* **Work required**
Every line below is to be copied exactly, with the pictures left out.

* **Provided material**
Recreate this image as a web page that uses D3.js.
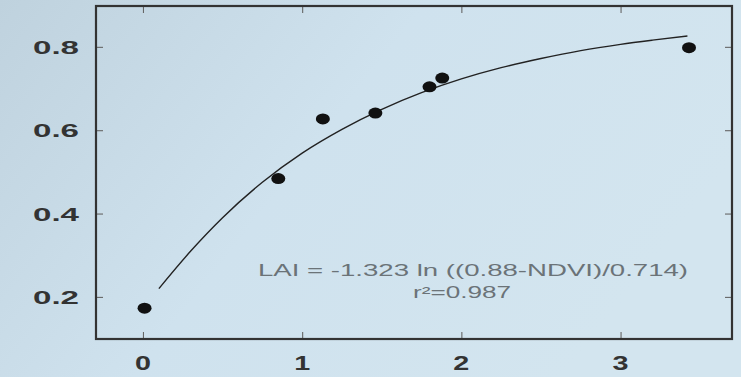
<!DOCTYPE html>
<html>
<head>
<meta charset="utf-8">
<script src="https://cdn.jsdelivr.net/npm/d3@7"></script>
<style>
  html, body { margin: 0; padding: 0; }
  body { width: 741px; height: 377px; overflow: hidden; }
</style>
</head>
<body>
<svg id="chart" width="741" height="377"></svg>
<script>
// measured points (LAI, NDVI)
let laiValues = [0.01, 0.85, 1.13, 1.46, 1.80, 1.88, 3.43];
let ndviValues = [0.173, 0.484, 0.627, 0.641, 0.704, 0.725, 0.798];

// fitted curve
let curveLai = [0.1, 0.3, 0.5, 0.75, 1.0, 1.25, 1.5, 1.75, 2.0, 2.25, 2.5, 2.75, 3.0, 3.2, 3.42];
let curveNdvi = [0.22, 0.31, 0.39, 0.475, 0.545, 0.602, 0.65, 0.69, 0.723, 0.75, 0.772, 0.791, 0.806, 0.816, 0.826];

let xTicks = [0, 1, 2, 3];
let yTicks = [0.2, 0.4, 0.6, 0.8];

let equationLines = ["LAI = -1.323 ln ((0.88-NDVI)/0.714)", "r\u00b2=0.987"];

let svg = d3.select("#chart");
let plotLeft = 96, plotRight = 732, plotTop = 6, plotBottom = 339;

// photo-like background
let defs = svg.append("defs");
let grad = defs.append("linearGradient")
    .attr("id", "bg")
    .attr("x1", "0").attr("y1", "0")
    .attr("x2", "1").attr("y2", "0.4");
grad.append("stop").attr("offset", "0").attr("stop-color", "#bfd2de");
grad.append("stop").attr("offset", "0.5").attr("stop-color", "#cfe2ee");
grad.append("stop").attr("offset", "1").attr("stop-color", "#d3e5ef");
svg.append("rect")
    .attr("width", 741).attr("height", 377)
    .attr("fill", "url(#bg)");

let x = d3.scaleLinear().domain([-0.295, 3.70]).range([plotLeft, plotRight]);
let y = d3.scaleLinear().domain([0.099, 0.898]).range([plotBottom, plotTop]);

// inward ticks on all four sides
svg.append("g")
    .attr("transform", `translate(0,${plotBottom})`)
    .call(d3.axisTop(x).tickValues(xTicks).tickSize(7).tickFormat(""))
    .call(g => g.select(".domain").remove());
svg.append("g")
    .attr("transform", `translate(0,${plotTop})`)
    .call(d3.axisBottom(x).tickValues(xTicks).tickSize(7).tickFormat(""))
    .call(g => g.select(".domain").remove());
svg.append("g")
    .attr("transform", `translate(${plotLeft},0)`)
    .call(d3.axisRight(y).tickValues(yTicks).tickSize(7).tickFormat(""))
    .call(g => g.select(".domain").remove());
svg.append("g")
    .attr("transform", `translate(${plotRight},0)`)
    .call(d3.axisLeft(y).tickValues(yTicks).tickSize(7).tickFormat(""))
    .call(g => g.select(".domain").remove());
svg.selectAll(".tick line").attr("stroke", "#666").attr("stroke-width", 1.1);

// tick labels (the print face is wide, so glyphs are stretched)
svg.append("g")
    .selectAll("text")
    .data(xTicks)
    .enter().append("text")
    .attr("x", d => x(d) - 8)
    .attr("y", 370)
    .attr("textLength", 16)
    .attr("lengthAdjust", "spacingAndGlyphs")
    .attr("font-family", "Liberation Sans, Arial, sans-serif")
    .attr("font-weight", "bold")
    .attr("font-size", 21)
    .attr("fill", "#333")
    .text(d => d);

svg.append("g")
    .selectAll("text")
    .data(yTicks)
    .enter().append("text")
    .attr("x", 33)
    .attr("y", d => y(d) + 7)
    .attr("textLength", 46)
    .attr("lengthAdjust", "spacingAndGlyphs")
    .attr("font-family", "Liberation Sans, Arial, sans-serif")
    .attr("font-weight", "bold")
    .attr("font-size", 19)
    .attr("fill", "#333")
    .text(d => d.toFixed(1));

// frame
svg.append("rect")
    .attr("x", plotLeft).attr("y", plotTop)
    .attr("width", plotRight - plotLeft).attr("height", plotBottom - plotTop)
    .attr("fill", "none")
    .attr("stroke", "#333")
    .attr("stroke-width", 2.2);

// fitted curve
let curve = curveLai.map((d, i) => [d, curveNdvi[i]]);
svg.append("path")
    .datum(curve)
    .attr("fill", "none")
    .attr("stroke", "#222")
    .attr("stroke-width", 1.4)
    .attr("d", d3.line().x(d => x(d[0])).y(d => y(d[1])).curve(d3.curveMonotoneX));

// points
svg.append("g")
    .selectAll("ellipse")
    .data(laiValues)
    .enter().append("ellipse")
    .attr("cx", d => x(d))
    .attr("cy", (d, i) => y(ndviValues[i]))
    .attr("rx", 7)
    .attr("ry", 5.5)
    .attr("fill", "#111");

// equation
let eqStarts = [258, 413];
let eqLengths = [430, 98];
svg.append("g")
    .selectAll("text")
    .data(equationLines)
    .enter().append("text")
    .attr("x", (d, i) => eqStarts[i])
    .attr("y", (d, i) => 276 + i * 22)
    .attr("textLength", (d, i) => eqLengths[i])
    .attr("lengthAdjust", "spacingAndGlyphs")
    .attr("font-family", "Liberation Sans, Arial, sans-serif")
    .attr("font-size", 16)
    .attr("fill", "#6b7378")
    .text(d => d);
</script>
</body>
</html>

* **Written answer**
Recreate this image as a web page that uses D3.js.
<!DOCTYPE html>
<html>
<head>
<meta charset="utf-8">
<script src="https://cdn.jsdelivr.net/npm/d3@7"></script>
<style>
  html, body { margin: 0; padding: 0; }
  body { width: 741px; height: 377px; overflow: hidden; }
</style>
</head>
<body>
<svg id="chart" width="741" height="377"></svg>
<script>
// measured points (LAI, NDVI)
let laiValues = [0.01, 0.85, 1.13, 1.46, 1.80, 1.88, 3.43];
let ndviValues = [0.173, 0.484, 0.627, 0.641, 0.704, 0.725, 0.798];

// fitted curve
let curveLai = [0.1, 0.3, 0.5, 0.75, 1.0, 1.25, 1.5, 1.75, 2.0, 2.25, 2.5, 2.75, 3.0, 3.2, 3.42];
let curveNdvi = [0.22, 0.31, 0.39, 0.475, 0.545, 0.602, 0.65, 0.69, 0.723, 0.75, 0.772, 0.791, 0.806, 0.816, 0.826];

let xTicks = [0, 1, 2, 3];
let yTicks = [0.2, 0.4, 0.6, 0.8];

let equationLines = ["LAI = -1.323 ln ((0.88-NDVI)/0.714)", "r\u00b2=0.987"];

let svg = d3.select("#chart");
let plotLeft = 96, plotRight = 732, plotTop = 6, plotBottom = 339;

// photo-like background
let defs = svg.append("defs");
let grad = defs.append("linearGradient")
    .attr("id", "bg")
    .attr("x1", "0").attr("y1", "0")
    .attr("x2", "1").attr("y2", "0.4");
grad.append("stop").attr("offset", "0").attr("stop-color", "#bfd2de");
grad.append("stop").attr("offset", "0.5").attr("stop-color", "#cfe2ee");
grad.append("stop").attr("offset", "1").attr("stop-color", "#d3e5ef");
svg.append("rect")
    .attr("width", 741).attr("height", 377)
    .attr("fill", "url(#bg)");

let x = d3.scaleLinear().domain([-0.295, 3.70]).range([plotLeft, plotRight]);
let y = d3.scaleLinear().domain([0.099, 0.898]).range([plotBottom, plotTop]);

// inward ticks on all four sides
svg.append("g")
    .attr("transform", `translate(0,${plotBottom})`)
    .call(d3.axisTop(x).tickValues(xTicks).tickSize(7).tickFormat(""))
    .call(g => g.select(".domain").remove());
svg.append("g")
    .attr("transform", `translate(0,${plotTop})`)
    .call(d3.axisBottom(x).tickValues(xTicks).tickSize(7).tickFormat(""))
    .call(g => g.select(".domain").remove());
svg.append("g")
    .attr("transform", `translate(${plotLeft},0)`)
    .call(d3.axisRight(y).tickValues(yTicks).tickSize(7).tickFormat(""))
    .call(g => g.select(".domain").remove());
svg.append("g")
    .attr("transform", `translate(${plotRight},0)`)
    .call(d3.axisLeft(y).tickValues(yTicks).tickSize(7).tickFormat(""))
    .call(g => g.select(".domain").remove());
svg.selectAll(".tick line").attr("stroke", "#666").attr("stroke-width", 1.1);

// tick labels (the print face is wide, so glyphs are stretched)
svg.append("g")
    .selectAll("text")
    .data(xTicks)
    .enter().append("text")
    .attr("x", d => x(d) - 8)
    .attr("y", 370)
    .attr("textLength", 16)
    .attr("lengthAdjust", "spacingAndGlyphs")
    .attr("font-family", "Liberation Sans, Arial, sans-serif")
    .attr("font-weight", "bold")
    .attr("font-size", 21)
    .attr("fill", "#333")
    .text(d => d);

svg.append("g")
    .selectAll("text")
    .data(yTicks)
    .enter().append("text")
    .attr("x", 33)
    .attr("y", d => y(d) + 7)
    .attr("textLength", 46)
    .attr("lengthAdjust", "spacingAndGlyphs")
    .attr("font-family", "Liberation Sans, Arial, sans-serif")
    .attr("font-weight", "bold")
    .attr("font-size", 19)
    .attr("fill", "#333")
    .text(d => d.toFixed(1));

// frame
svg.append("rect")
    .attr("x", plotLeft).attr("y", plotTop)
    .attr("width", plotRight - plotLeft).attr("height", plotBottom - plotTop)
    .attr("fill", "none")
    .attr("stroke", "#333")
    .attr("stroke-width", 2.2);

// fitted curve
let curve = curveLai.map((d, i) => [d, curveNdvi[i]]);
svg.append("path")
    .datum(curve)
    .attr("fill", "none")
    .attr("stroke", "#222")
    .attr("stroke-width", 1.4)
    .attr("d", d3.line().x(d => x(d[0])).y(d => y(d[1])).curve(d3.curveMonotoneX));

// points
svg.append("g")
    .selectAll("ellipse")
    .data(laiValues)
    .enter().append("ellipse")
    .attr("cx", d => x(d))
    .attr("cy", (d, i) => y(ndviValues[i]))
    .attr("rx", 7)
    .attr("ry", 5.5)
    .attr("fill", "#111");

// equation
let eqStarts = [258, 413];
let eqLengths = [430, 98];
svg.append("g")
    .selectAll("text")
    .data(equationLines)
    .enter().append("text")
    .attr("x", (d, i) => eqStarts[i])
    .attr("y", (d, i) => 276 + i * 22)
    .attr("textLength", (d, i) => eqLengths[i])
    .attr("lengthAdjust", "spacingAndGlyphs")
    .attr("font-family", "Liberation Sans, Arial, sans-serif")
    .attr("font-size", 16)
    .attr("fill", "#6b7378")
    .text(d => d);
</script>
</body>
</html>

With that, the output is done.